[AIM]
Set down, exactly as written, the lines from the top of the data to the line that holds "0.178, 0.02, 0.06];", and omit the pictures.

[DATA EXCERPT]
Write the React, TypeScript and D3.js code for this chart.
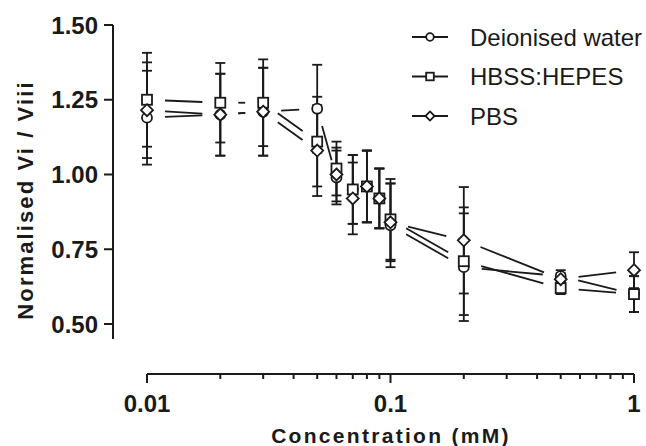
import React from "react";
import * as d3 from "d3";

const concentrations = [0.01, 0.02, 0.03, 0.05, 0.06, 0.07, 0.08, 0.09, 0.1, 0.2, 0.5, 1];

const dwMean = [1.19, 1.2, 1.21, 1.22, 0.99, 0.95, 0.96, 0.92, 0.83, 0.69, 0.66, 0.6];
const dwSd = [0.157, 0.137, 0.147, 0.147, 0.09, 0.115, 0.12, 0.1, 0.14, 0.18, 0.02, 0.06];
const hbssMean = [1.25, 1.24, 1.24, 1.11, 1.02, 0.95, 0.96, 0.92, 0.85, 0.71, 0.62, 0.6];
const hbssSd = [0.157, 0.133, 0.145, 0.15, 0.09, 0.115, 0.12, 0.1, 0.135, 0.18, 0.02, 0.06];
const pbsMean = [1.215, 1.2, 1.21, 1.08, 1.0, 0.92, 0.96, 0.92, 0.84, 0.78, 0.65, 0.68];
const pbsSd = [0.16, 0.137, 0.147, 0.152, 0.09, 0.12, 0.12, 0.1, 0.13, 0.178, 0.02, 0.06];

const seriesNames = ["Deionised water", "HBSS:HEPES", "PBS"];
const seriesShapes = ["circle", "square", "diamond"];
const yTicks = [0.5, 0.75, 1.0, 1.25, 1.5];
const xMajorTicks = [0.01, 0.1, 1];
const xTickLabels = ["0.01", "0.1", "1"];

const FONT = "Arial, 'Liberation Sans', Helvetica, sans-serif";

function Marker({ shape, x, y, s }: { shape: string; x: number; y: number; s: number }) {
  const common = { fill: "white", stroke: "#1a1a1a", strokeWidth: 1.8 };
  if (shape === "circle") return <circle cx={x} cy={y} r={s} {...common} />;
  if (shape === "square") return <rect x={x - s} y={y - s} width={2 * s} height={2 * s} {...common} />;
  const d = s * 1.2;
  return <path d={`M${x},${y - d}L${x + d},${y}L${x},${y + d}L${x - d},${y}Z`} {...common} />;
}

export default function App() {
  const W = 646, H = 446;
  const x = d3.scaleLog().domain([0.01, 1]).range([147, 634]);
  const y = d3.scaleLinear().domain([0.5, 1.5]).range([324, 25]);
  const yBottom = 0.45;

  const series = [
    { name: seriesNames[0], shape: seriesShapes[0], mean: dwMean, sd: dwSd },
    { name: seriesNames[1], shape: seriesShapes[1], mean: hbssMean, sd: hbssSd },
    { name: seriesNames[2], shape: seriesShapes[2], mean: pbsMean, sd: pbsSd },
  ];

  const gap = 18;
  const minorTicks: number[] = [];
  [0.01, 0.1].forEach((dec) => {
    for (let k = 2; k <= 9; k++) minorTicks.push(dec * k);
  });

  const stroke = "#1a1a1a";

  return (
    <svg width={W} height={H} style={{ position: "absolute", left: 0, top: 0, background: "white" }} fontFamily={FONT}>
      {/* Y axis */}
      <line x1={113} x2={113} y1={y(1.5)} y2={y(yBottom)} stroke={stroke} strokeWidth={2} />
      {yTicks.map((t) => (
        <g key={t}>
          <line x1={104} x2={113} y1={y(t)} y2={y(t)} stroke={stroke} strokeWidth={2} />
          <text x={98} y={y(t)} dy="0.36em" textAnchor="end" fontSize={24} fontWeight="bold" fill="#1a1a1a">
            {t.toFixed(2)}
          </text>
        </g>
      ))}
      {/* X axis */}
      <line x1={x(0.01)} x2={x(1)} y1={374} y2={374} stroke={stroke} strokeWidth={2} />
      {xMajorTicks.map((t, i) => (
        <g key={t}>
          <line x1={x(t)} x2={x(t)} y1={374} y2={383} stroke={stroke} strokeWidth={2} />
          <text x={x(t)} y={412} textAnchor="middle" fontSize={24} fontWeight="bold" fill="#1a1a1a">
            {xTickLabels[i]}
          </text>
        </g>
      ))}
      {minorTicks.map((t) => (
        <line key={t} x1={x(t)} x2={x(t)} y1={374} y2={379} stroke={stroke} strokeWidth={2} />
      ))}
      {/* axis titles */}
      <text x={391} y={443} textAnchor="middle" fontSize={21} fontWeight="bold" letterSpacing={2.3} fill="#1a1a1a">
        Concentration (mM)
      </text>
      <text
        transform={`translate(33,200) rotate(-90)`}
        textAnchor="middle"
        fontSize={22}
        fontWeight="bold"
        letterSpacing={2.1}
        fill="#1a1a1a"
      >
        Normalised Vi / Viii
      </text>

      {/* connecting lines with gaps */}
      {series.map((s) => (
        <g key={s.name + "lines"}>
          {concentrations.slice(0, -1).map((c, i) => {
            const x1 = x(c), y1 = y(s.mean[i]);
            const x2 = x(concentrations[i + 1]), y2 = y(s.mean[i + 1]);
            const dx = x2 - x1, dy = y2 - y1;
            const len = Math.hypot(dx, dy);
            if (len <= 2 * gap) return null;
            const ux = dx / len, uy = dy / len;
            return (
              <line
                key={i}
                x1={x1 + ux * gap}
                y1={y1 + uy * gap}
                x2={x2 - ux * gap}
                y2={y2 - uy * gap}
                stroke={stroke}
                strokeWidth={1.8}
              />
            );
          })}
        </g>
      ))}

      {/* error bars */}
      {series.map((s) => (
        <g key={s.name + "err"}>
          {concentrations.map((c, i) => {
            const cx = x(c);
            const top = y(s.mean[i] + s.sd[i]);
            const bot = y(s.mean[i] - s.sd[i]);
            return (
              <g key={i}>
                <line x1={cx} x2={cx} y1={top} y2={bot} stroke={stroke} strokeWidth={1.8} />
                <line x1={cx - 5} x2={cx + 5} y1={top} y2={top} stroke={stroke} strokeWidth={1.8} />
                <line x1={cx - 5} x2={cx + 5} y1={bot} y2={bot} stroke={stroke} strokeWidth={1.8} />
              </g>
            );
          })}
        </g>
      ))}

      {/* markers */}
      {series.map((s) => (
        <g key={s.name + "mk"}>
          {concentrations.map((c, i) => (
            <Marker key={i} shape={s.shape} x={x(c)} y={y(s.mean[i])} s={5} />
          ))}
        </g>
      ))}

      {/* legend */}
      {series.map((s, i) => {
        const ly = 37 + i * 39.5;
        return (
          <g key={s.name + "leg"}>
            <line x1={412} x2={448} y1={ly} y2={ly} stroke={stroke} strokeWidth={1.8} />
            <Marker shape={s.shape} x={430} y={ly} s={3.8} />
            <text x={470} y={ly + 8.5} fontSize={24} fill="#1a1a1a">
              {s.name}
            </text>
          </g>
        );
      })}
    </svg>
  );
}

[SOLUTION TO THE PROBLEM]
Write the React, TypeScript and D3.js code for this chart.
import React from "react";
import * as d3 from "d3";

const concentrations = [0.01, 0.02, 0.03, 0.05, 0.06, 0.07, 0.08, 0.09, 0.1, 0.2, 0.5, 1];

const dwMean = [1.19, 1.2, 1.21, 1.22, 0.99, 0.95, 0.96, 0.92, 0.83, 0.69, 0.66, 0.6];
const dwSd = [0.157, 0.137, 0.147, 0.147, 0.09, 0.115, 0.12, 0.1, 0.14, 0.18, 0.02, 0.06];
const hbssMean = [1.25, 1.24, 1.24, 1.11, 1.02, 0.95, 0.96, 0.92, 0.85, 0.71, 0.62, 0.6];
const hbssSd = [0.157, 0.133, 0.145, 0.15, 0.09, 0.115, 0.12, 0.1, 0.135, 0.18, 0.02, 0.06];
const pbsMean = [1.215, 1.2, 1.21, 1.08, 1.0, 0.92, 0.96, 0.92, 0.84, 0.78, 0.65, 0.68];
const pbsSd = [0.16, 0.137, 0.147, 0.152, 0.09, 0.12, 0.12, 0.1, 0.13, 0.178, 0.02, 0.06];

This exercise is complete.